Wednesday, November 22, 2023

November 20 Council Notes: Tenant Relocation Policy Update and Housekeeping for 2024

Members of Langley City Council are appointed to various internal committees and external bodies. An example of an internal committee is the Environmental Sustainability Committee, while an example of an external body is the Fraser Valley Regional Library Board. Every year, Langley City Council renews these appointments. This annual process allows members of Council to switch around these appointments if desired.

At its Monday night meeting, Council renewed all the committee appointments, with the only adjustment being replacing Councillor Mack with Councillor Wallace as the alternate for the Gateway of Hope Community Council. You can download the complete list of appointments from Langley City’s website.

Langley City Council approved the 2024 public regular meeting schedule. The dates are:
January 15, 22
February 12, 26
March 4, 18
April 8, 29
May 13, 27
June 3, 17
July 8, 22
September 9, 23
October 7, 21
November 4, 18
December 2, 9

These Council meetings all start at 7 pm.

As I posted about recently, Langley City Council is selling the parking lot at the entrance of the Fraser Highway Oneway to enable a development project at that location. The development project, if approved, will be required to provide the same number of public parking spots as existing in the parking lot today. That parking lot used to be a road, so Langley City Council must approve a bylaw to “close the road.” Council provided an opportunity for people to provide feedback on the road closure at Monday’s meeting. No one provided feedback. As such, Council gave final reading to the road closure bylaw.

Langley City Council gave first, second, and third reading to update our Municipal Ticket Information Bylaw. This update is a housekeeping matter to make the fee amounts similar to the Bylaw Notice Enforcement Bylaw.

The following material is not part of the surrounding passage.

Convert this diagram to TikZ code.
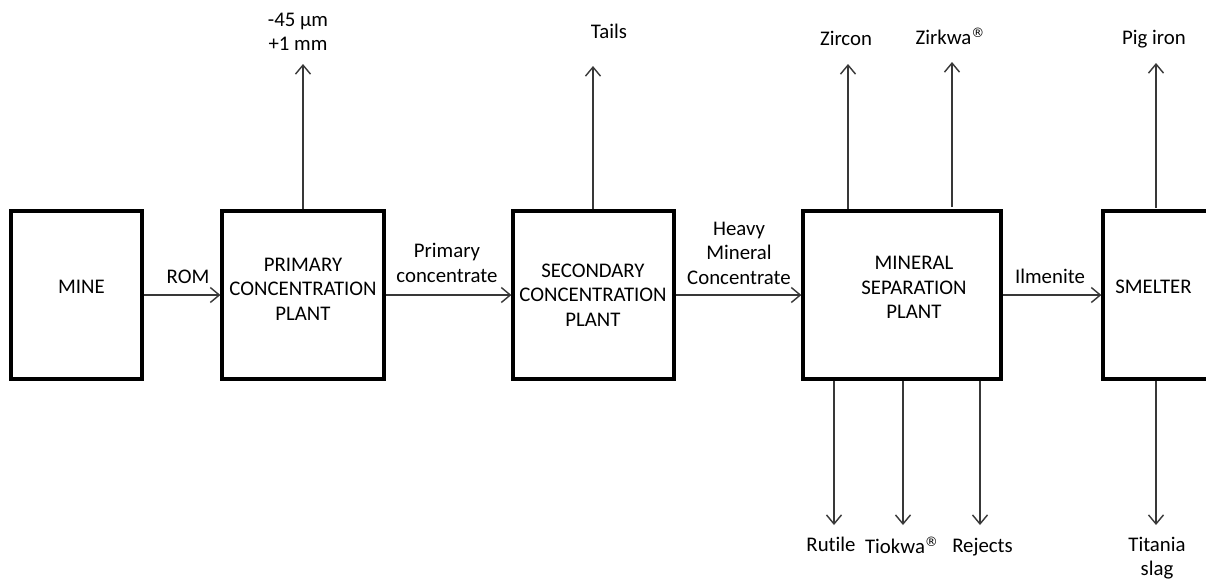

One of Council’s strategic priorities is to update our tenant relocation policy. This policy is applied when purpose-built rental buildings undergo redevelopment. The policy is meant to help people find a new place to live, provide compensation above provincial requirements, and allow people to move back once the project is completed below market rents. Council wants to beef up our policy, and to help, Council approved spending $35,000 to hire a land economist consultant to help us update our Tenant Relocation Policy to maximize tenant benefits.

2 comments:

Nathan Davidowicz said...

Why not just copy the Burnaby policy

Nathan Pachal said...

Burnaby has different land economics, so its policy wouldn't work in Langley City.